Harron Walker's New Essay Collection, ‘Aggregated Discontent,' Makes Reading About Media Fun Again

There's a lot to dislike about the current state of social media, but Harron Walker's singular voice has always made one good case for staying online. Now, Walker is reexamining her career as a digital media writer (and so much more) in Aggregated Discontent: Confessions of the Last Normal Woman (Penguin Random House), an essay collection that covers everything from the freelance hustle to the state of trans healthcare in the US with a dryly confessional, comedic voice guaranteed to make you burst out laughing at your desk. Vogue recently spoke to Walker about letting Tom Wolfe guide her expectations of present-day digital media, her favorite blog she's ever written, the ghostly specter of the girlboss, and attempting to resist universalizing in her writing. Read the interview here. Vogue: Do you have a favorite media book or memoir? Harron Walker: There's this anthology of New Journalism from the late '60s to the '70s or so that Tom Wolfe edited, and it has work by Hunter S. Thompson and Joan Didion and a bunch of other people. The introduction is my favorite; it's three stitched-together pieces of writing by Tom Wolfe that he wrote and sort of reworked into one long, 75-page essay that I always return to because it's helped clarify so much about present-day media, and how all these things that I thought were contemporary are actually deeply rooted within history. He describes this thing where every good reporter in media spends a year proving himself, and his reward for being the best reporter at the paper is to get promoted.
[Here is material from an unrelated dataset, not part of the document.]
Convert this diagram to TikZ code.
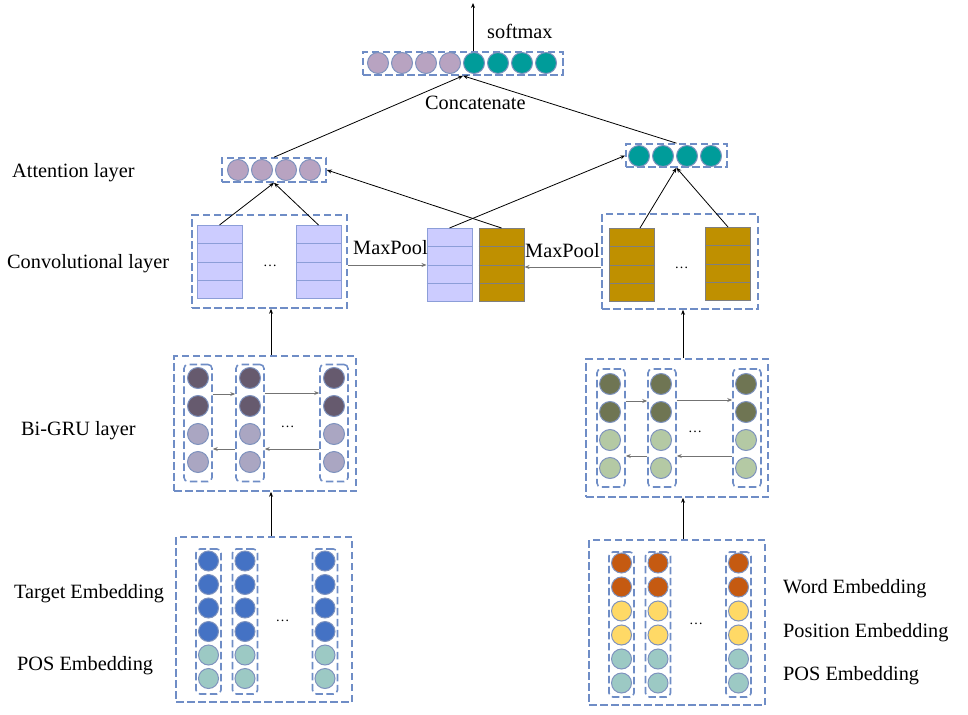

He leaves the paper, he goes out of the building, he reports all the news, he gets all the scoops, he talks to everyone, and his reward for all that is to get promoted to being a columnist, and then he never leaves the office again. He spends his first year as a columnist geting all his thoughts out and writing all these brilliant pieces and op-eds and columns, and after a year of that, he has nothing left, so he'll write about things he read in other newspapers or things he saw on TV. So many columnists who I find horrible are just like, 'Here's something I saw a 19-year-old say on Twitter, and their neopronouns made me confused and angry.' Like, why are you here? You two should never be in the same room, and one of you needs to leave. The essay just clarifies that this thing has always been an issue, it's just a matter of changing technology.